Hardware-effizientes Maschinelles Lernen
- type: Lecture (V)
- chair: ITEC Henkel
- semester: WS 25/26
- lecturer:
- SWS: 2
- ECTS: 3
- lv-no.: 2400232
Content
Deep learning models are ubiquitous in modern applications, from computer vision to natural language processing. However, deploying these models efficiently on hardware platforms remains a significant challenge, leading to increased latency, energy consumption, memory usage, and cost. As deep learning models become larger and more complex, the need for optimization techniques to improve their performance on hardware is more critical than ever. This course discusses the principles and techniques for optimizing deep learning models for hardware deployment, focusing on both cloud and
embedded systems.
The course covers various optimization techniques to improve model efficiency, reduce latency, and minimize memory usage while maintaining a high task performance. Precisely, the covered topics include
- Knowledge distillation
- Neural architecture search (NAS)
- Pruning
- Quantization
A basic understanding of deep learning concepts and neural networks is recommended. Furthermore, familiarity with hardware architectures and embedded systems is beneficial but not mandatory.
Recommendations
A basic understanding of deep learning concepts and neural networks is expected; familiarity with hardware architectures
and embedded systems is helpful but not required.
Competence Goal
Upon successful completion of the course, participants will be able to:
1. Understand and analyze the challenges of efficiently deploying deep learning models on hardware platforms.
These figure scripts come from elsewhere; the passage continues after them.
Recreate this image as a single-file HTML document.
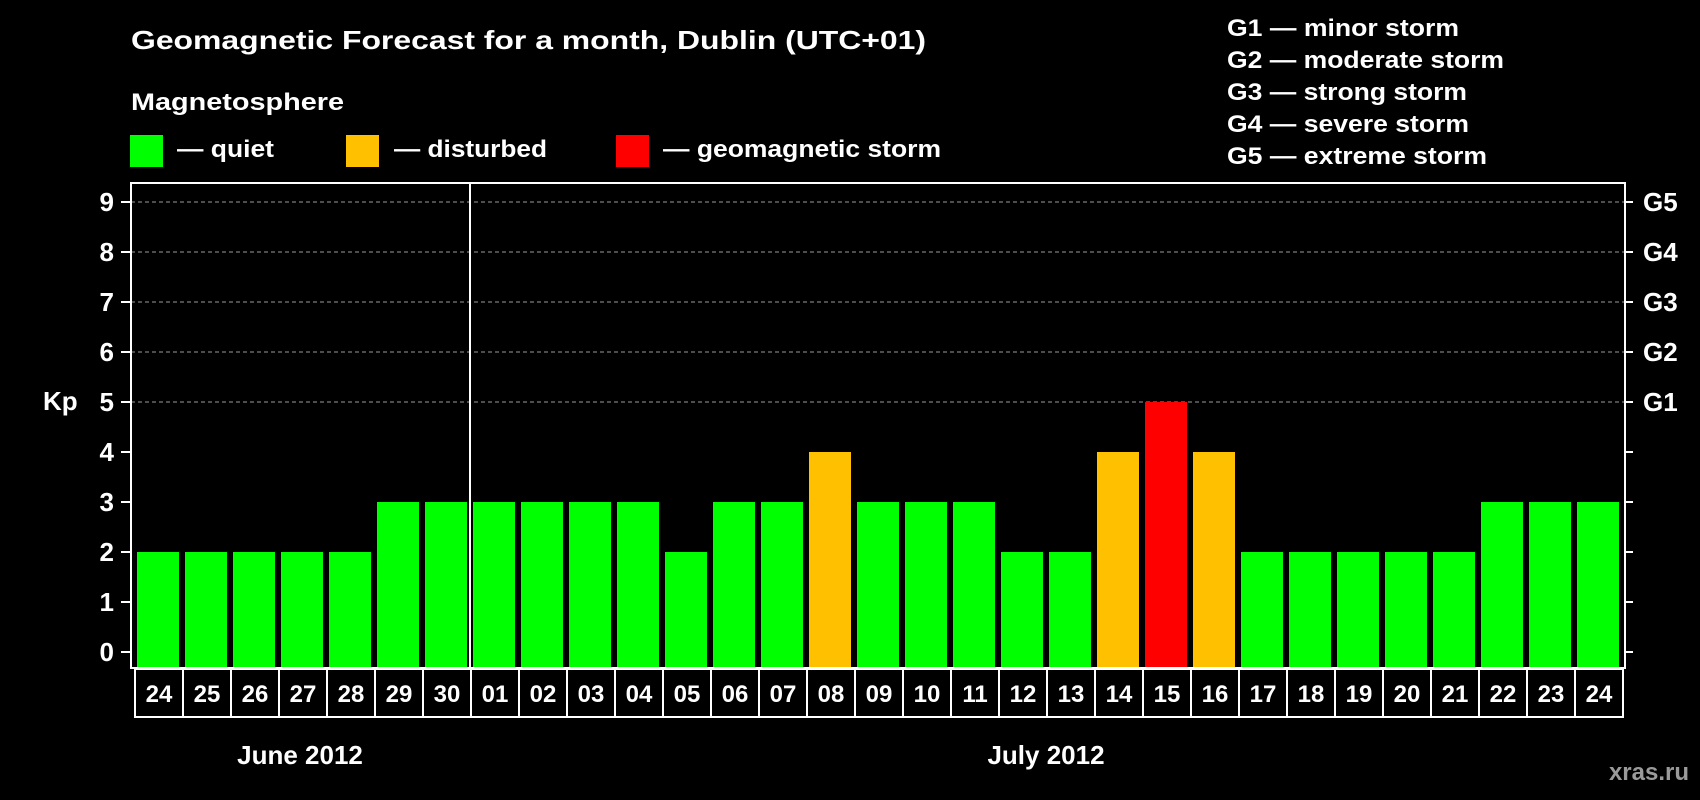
<!DOCTYPE html>
<html><head><meta charset="utf-8"><style>html,body{margin:0;padding:0;background:#000}svg{display:block}text{font-family:"Liberation Sans",Arial,sans-serif;font-weight:bold;fill:#fff}</style></head>
<body>
<svg id="chart" width="1700" height="800" viewBox="0 0 1700 800" xmlns="http://www.w3.org/2000/svg">
<rect width="1700" height="800" fill="#000"/>
<text x="131" y="49" font-size="26" textLength="795" lengthAdjust="spacingAndGlyphs">Geomagnetic Forecast for a month, Dublin (UTC+01)</text>
<text x="131" y="110" font-size="24" textLength="213" lengthAdjust="spacingAndGlyphs">Magnetosphere</text>
<rect x="130" y="135" width="33" height="32" fill="#00ff00"/>
<text x="177" y="157" font-size="24" textLength="97" lengthAdjust="spacingAndGlyphs">— quiet</text>
<rect x="346" y="135" width="33" height="32" fill="#ffc000"/>
<text x="394" y="157" font-size="24" textLength="153" lengthAdjust="spacingAndGlyphs">— disturbed</text>
<rect x="616" y="135" width="33" height="32" fill="#ff0000"/>
<text x="663" y="157" font-size="24" textLength="278" lengthAdjust="spacingAndGlyphs">— geomagnetic storm</text>
<g font-size="24">
<text x="1227" y="36" textLength="232" lengthAdjust="spacingAndGlyphs">G1 — minor storm</text>
<text x="1227" y="68" textLength="277" lengthAdjust="spacingAndGlyphs">G2 — moderate storm</text>
<text x="1227" y="100" textLength="240" lengthAdjust="spacingAndGlyphs">G3 — strong storm</text>
<text x="1227" y="132" textLength="242" lengthAdjust="spacingAndGlyphs">G4 — severe storm</text>
<text x="1227" y="164" textLength="260" lengthAdjust="spacingAndGlyphs">G5 — extreme storm</text>
</g>
<g id="plot"></g>
<text x="43" y="410" font-size="26">Kp</text>
<text x="300" y="764" font-size="26" text-anchor="middle">June 2012</text>
<text x="1046" y="764" font-size="26" text-anchor="middle">July 2012</text>
<text x="1689" y="780" font-size="24" text-anchor="end" style="fill:#9a9a9a">xras.ru</text>
</svg>
<script>
const days = ["24","25","26","27","28","29","30","01","02","03","04","05","06","07","08","09","10","11","12","13","14","15","16","17","18","19","20","21","22","23","24"];
const kpValues = [2,2,2,2,2,3,3,3,3,3,3,2,3,3,4,3,3,3,2,2,4,5,4,2,2,2,2,2,3,3,3];
const yTicks = [0,1,2,3,4,5,6,7,8,9];
const stormLabels = ["","","","","","G1","G2","G3","G4","G5"];
const monthBreakIndex = 7;

const NS="http://www.w3.org/2000/svg";
const g=document.getElementById('plot');
const fx0=131,fx1=1625,fy0=183,fy1=668,slot0=134,pitch=48;
const y=v=>652-50*v;
const x=i=>slot0+pitch*i;
function mk(t,a){const e=document.createElementNS(NS,t);for(const k in a)e.setAttribute(k,a[k]);g.appendChild(e);return e;}
function col(v){return v>=5?'#ff0000':(v>=4?'#ffc000':'#00ff00');}
yTicks.forEach((t,i)=>{
  if(t>=5){const l=mk('line',{x1:fx0,x2:fx1,y1:y(t),y2:y(t),stroke:'#9a9a9a','stroke-width':1,'stroke-dasharray':'4,3'});
  
  }
  const tl=mk('line',{x1:fx0-10,x2:fx0,y1:y(t),y2:y(t),stroke:'#fff','stroke-width':2});
  
  
  const tr=mk('line',{x1:fx1,x2:fx1+8,y1:y(t),y2:y(t),stroke:'#fff','stroke-width':2});
  
  
  const lb=mk('text',{x:114,y:y(t)+9,'font-size':26,'text-anchor':'end'});lb.textContent=t;
  
  
  if(stormLabels[i]){const s=mk('text',{x:1643,y:y(t)+9,'font-size':26});s.textContent=stormLabels[i];
  
  }
});
kpValues.forEach((v,i)=>{
  const r=mk('rect',{x:x(i)+3,y:y(v),width:42,height:fy1-1-y(v),fill:col(v)});
  
  
  const b=mk('rect',{x:x(i)+1,y:669,width:pitch,height:48,fill:'none',stroke:'#fff','stroke-width':2});
  
  
  const t=mk('text',{x:x(i)+pitch/2+1,y:702,'font-size':24,'text-anchor':'middle'});t.textContent=days[i];
  
  
});
const fr=mk('rect',{x:fx0,y:fy0,width:fx1-fx0,height:fy1-fy0,fill:'none',stroke:'#fff','stroke-width':2});


const sep=mk('line',{x1:x(monthBreakIndex),x2:x(monthBreakIndex),y1:fy0,y2:fy1,stroke:'#fff','stroke-width':2});


</script>
</body></html>
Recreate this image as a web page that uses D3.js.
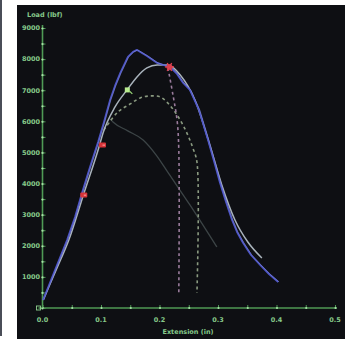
<!DOCTYPE html>
<html><head><meta charset="utf-8">
<script src="https://cdn.jsdelivr.net/npm/d3@7"></script>
<style>html,body{margin:0;padding:0;background:#fff;}svg{display:block;}</style>
</head><body>
<script>
// ---- data (extension in inches, load in lbf) ----
const xTicks = [0, 0.1, 0.2, 0.3, 0.4, 0.5];
const xTickLabels = ["0.0", "0.1", "0.2", "0.3", "0.4", "0.5"];
const yTicks = [1000, 2000, 3000, 4000, 5000, 6000, 7000, 8000, 9000];
const yTickLabels = ["1000", "2000", "3000", "4000", "5000", "6000", "7000", "8000", "9000"];
const xTitle = "Extension (in)";
const yTitle = "Load (lbf)";

const blueExt  = [0.001, 0.0214, 0.042, 0.0556, 0.0675, 0.0812, 0.095, 0.1051, 0.1155, 0.1239, 0.133, 0.146, 0.1547, 0.1615, 0.1786, 0.196, 0.206, 0.218, 0.2299, 0.2405, 0.252, 0.2675, 0.283, 0.2936, 0.3035, 0.3137, 0.324, 0.3325, 0.343, 0.3564, 0.372, 0.3872, 0.403];
const blueLoad = [257, 1222, 2186, 2926, 3698, 4534, 5338, 5981, 6688, 7138, 7556, 8071, 8232, 8296, 8103, 7878, 7813, 7749, 7524, 7235, 7010, 6367, 5402, 4695, 4019, 3408, 2830, 2444, 2090, 1704, 1383, 1093, 836];

const grayExt  = [0.001, 0.0248, 0.045, 0.071, 0.0966, 0.1035, 0.124, 0.1445, 0.1615, 0.1785, 0.196, 0.2145, 0.2355, 0.2605, 0.286, 0.3065, 0.329, 0.351, 0.375];
const grayLoad = [257, 1286, 2186, 3698, 5177, 5627, 6463, 7010, 7428, 7717, 7813, 7813, 7492, 6688, 5241, 3955, 2830, 2122, 1608];

const greenDashExt  = [0.105, 0.129, 0.150, 0.167, 0.184, 0.201, 0.214, 0.230, 0.246, 0.257, 0.264, 0.264];
const greenDashLoad = [5723, 6302, 6559, 6752, 6817, 6785, 6592, 6206, 5659, 5145, 4695, 482];

const pinkDashExt  = [0.2145, 0.223, 0.230, 0.233, 0.233];
const pinkDashLoad = [7717, 6849, 6045, 5080, 482];

const darkLineExt  = [0.1155, 0.1205, 0.145, 0.172, 0.195, 0.215, 0.252, 0.298];
const darkLineLoad = [6080, 5981, 5700, 5402, 4900, 4341, 3312, 1961];

const redMarkExt  = [0.068, 0.1];
const redMarkLoad = [3633, 5241];
const starExt = [0.217], starLoad = [7749];
const greenMarkExt = [0.145], greenMarkLoad = [7010];

// ---- layout ----
const W = 353, H = 339;
const svg = d3.select("body").append("svg").attr("width", W).attr("height", H);
svg.append("rect").attr("x", 0).attr("y", 0).attr("width", W).attr("height", H).attr("fill", "#ffffff");
svg.append("rect").attr("x", 0).attr("y", 0).attr("width", 2).attr("height", 336).attr("fill", "#4a4e58");
svg.append("rect").attr("x", 17).attr("y", 5).attr("width", 328).attr("height", 334).attr("fill", "#0e0f13");

const x = d3.scaleLinear().domain([0, 0.5]).range([42.5, 335]);
const y = d3.scaleLinear().domain([0, 9000]).range([308, 28]);

const axisCol = "#4f9a55", labCol = "#86c98a";

// x axis
const xAxis = d3.axisBottom(x).tickValues(d3.range(0, 0.5001, 0.05)).tickSize(0).tickFormat("");
const gx = svg.append("g").attr("transform", "translate(0,308)").call(xAxis);
gx.select(".domain").attr("stroke", axisCol).attr("stroke-width", 1.6).attr("d", `M${x(0)-4},0H${x(0.5)+2}`);
gx.selectAll(".tick").append("line").attr("y1", -3).attr("y2", 1).attr("stroke", axisCol).attr("stroke-width", 1);
gx.selectAll(".tick").append("circle").attr("r", 1.1).attr("fill", "#a8e0a8");
xTicks.forEach((v, i) => {
  svg.append("text").attr("x", x(v)).attr("y", 322).attr("text-anchor", "middle")
    .attr("font-family", "DejaVu Sans, sans-serif").attr("font-size", 6.5).attr("font-weight", "bold")
    .attr("fill", labCol).text(xTickLabels[i]);
});
svg.append("text").attr("x", 188).attr("y", 334).attr("text-anchor", "middle")
  .attr("font-family", "DejaVu Sans, sans-serif").attr("font-size", 6.5).attr("font-weight", "bold")
  .attr("fill", labCol).text(xTitle);

// y axis
const yAxis = d3.axisLeft(y).tickValues(d3.range(0, 9001, 500)).tickSize(0).tickFormat("");
const gy = svg.append("g").attr("transform", `translate(${x(0)},0)`).call(yAxis);
gy.select(".domain").attr("stroke", axisCol).attr("stroke-width", 1.6).attr("d", `M0,${y(0)}V${y(9000)-3}`);
gy.selectAll(".tick").append("line").attr("x1", -1).attr("x2", 3).attr("stroke", axisCol).attr("stroke-width", 1);
gy.selectAll(".tick").append("circle").attr("r", 1.1).attr("fill", "#a8e0a8");
yTicks.forEach((v, i) => {
  svg.append("text").attr("x", 40).attr("y", y(v) + 2.3).attr("text-anchor", "end")
    .attr("font-family", "DejaVu Sans, sans-serif").attr("font-size", 6.5).attr("font-weight", "bold")
    .attr("fill", labCol).text(yTickLabels[i]);
});
svg.append("text").attr("x", 27).attr("y", 17).attr("text-anchor", "start")
  .attr("font-family", "DejaVu Sans, sans-serif").attr("font-size", 6.5).attr("font-weight", "bold")
  .attr("fill", labCol).text(yTitle);
// origin box
svg.append("rect").attr("x", x(0) - 6).attr("y", y(0) - 2).attr("width", 4).attr("height", 4)
  .attr("fill", "none").attr("stroke", "#8fd08f").attr("stroke-width", 0.9);

// ---- curves ----
const zip = (a, b) => a.map((v, i) => [v, b[i]]);
const mkLine = c => d3.line().x(d => x(d[0])).y(d => y(d[1])).curve(c);

svg.append("path").datum(zip(darkLineExt, darkLineLoad))
  .attr("d", mkLine(d3.curveMonotoneX)).attr("fill", "none")
  .attr("stroke", "#3c4446").attr("stroke-width", 1.3);

svg.append("path").datum(zip(greenDashExt, greenDashLoad))
  .attr("d", mkLine(d3.curveCatmullRom)).attr("fill", "none")
  .attr("stroke", "#8a9a80").attr("stroke-width", 1.6).attr("stroke-dasharray", "3,3");

svg.append("path").datum(zip(pinkDashExt, pinkDashLoad))
  .attr("d", mkLine(d3.curveCatmullRom)).attr("fill", "none")
  .attr("stroke", "#9a7c9c").attr("stroke-width", 1.6).attr("stroke-dasharray", "3,3");

svg.append("path").datum(zip(grayExt, grayLoad))
  .attr("d", mkLine(d3.curveMonotoneX)).attr("fill", "none")
  .attr("stroke", "#a9b3bc").attr("stroke-width", 1.5);

svg.append("path").datum(zip(blueExt, blueLoad))
  .attr("d", mkLine(d3.curveLinear)).attr("fill", "none")
  .attr("stroke", "#4c54c4").attr("stroke-width", 1.8).attr("stroke-linejoin", "round");
svg.append("path").datum(zip(blueExt, blueLoad))
  .attr("d", mkLine(d3.curveLinear)).attr("fill", "none")
  .attr("stroke", "#8a92e0").attr("stroke-width", 0.5).attr("transform", "translate(0.8,0)");

// ---- markers ----
zip(redMarkExt, redMarkLoad).forEach(d => {
  svg.append("rect").attr("x", x(d[0]) - 2).attr("y", y(d[1]) - 2.5).attr("width", 7).attr("height", 5)
    .attr("rx", 1).attr("fill", "#d8353a");
  svg.append("rect").attr("x", x(d[0]) + 1.5).attr("y", y(d[1]) - 0.5).attr("width", 2.5).attr("height", 1.5)
    .attr("fill", "#f08080");
});
zip(starExt, starLoad).forEach(d => {
  const g = svg.append("g").attr("transform", `translate(${x(d[0])},${y(d[1])})`);
  g.append("circle").attr("r", 3).attr("fill", "#c83a48");
  [0, 60, 120].forEach(a => g.append("line").attr("x1", -4.5).attr("x2", 4.5)
    .attr("transform", `rotate(${a})`).attr("stroke", "#e04050").attr("stroke-width", 1.4));
});
zip(greenMarkExt, greenMarkLoad).forEach(d => {
  svg.append("rect").attr("x", x(d[0]) - 2.5).attr("y", y(d[1]) - 2.5).attr("width", 5).attr("height", 5)
    .attr("fill", "#b8ec90");
  svg.append("line").attr("x1", x(d[0]) + 2).attr("y1", y(d[1]) + 1).attr("x2", x(d[0]) + 5).attr("y2", y(d[1]) + 4)
    .attr("stroke", "#9ad878").attr("stroke-width", 1.2);
});
</script>
</body></html>
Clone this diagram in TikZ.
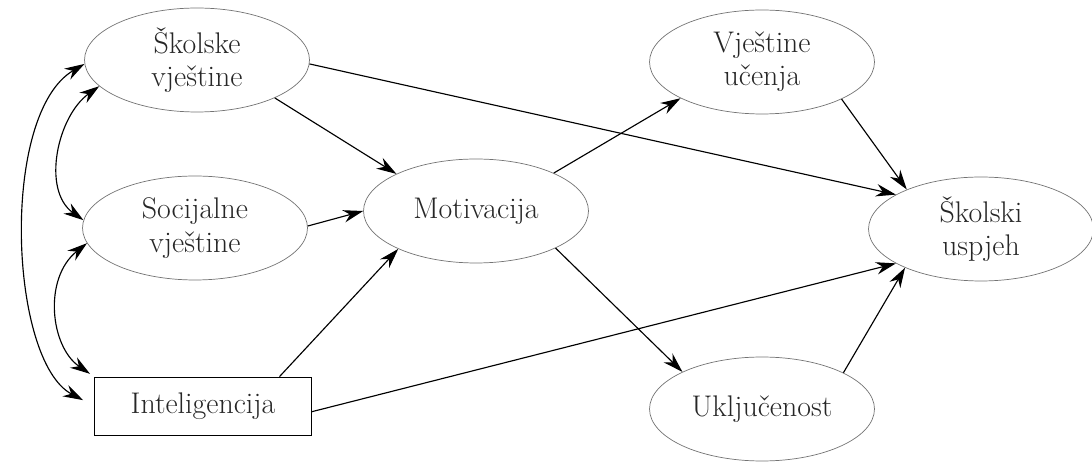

2. Apply optimization techniques to improve the hardware efficiency of deep learning models, specifically to reduce latency, energy consumption, and memory usage.
3. Explain and implement the following methods in practical scenarios:
- Knowledge Distillation
- Neural Architecture Search (NAS) o Pruning
o Quantization
4. Evaluate and adapt the use of these techniques for both cloud-based and embedded systems.
5. Perform model optimizations while maintaining high task performance.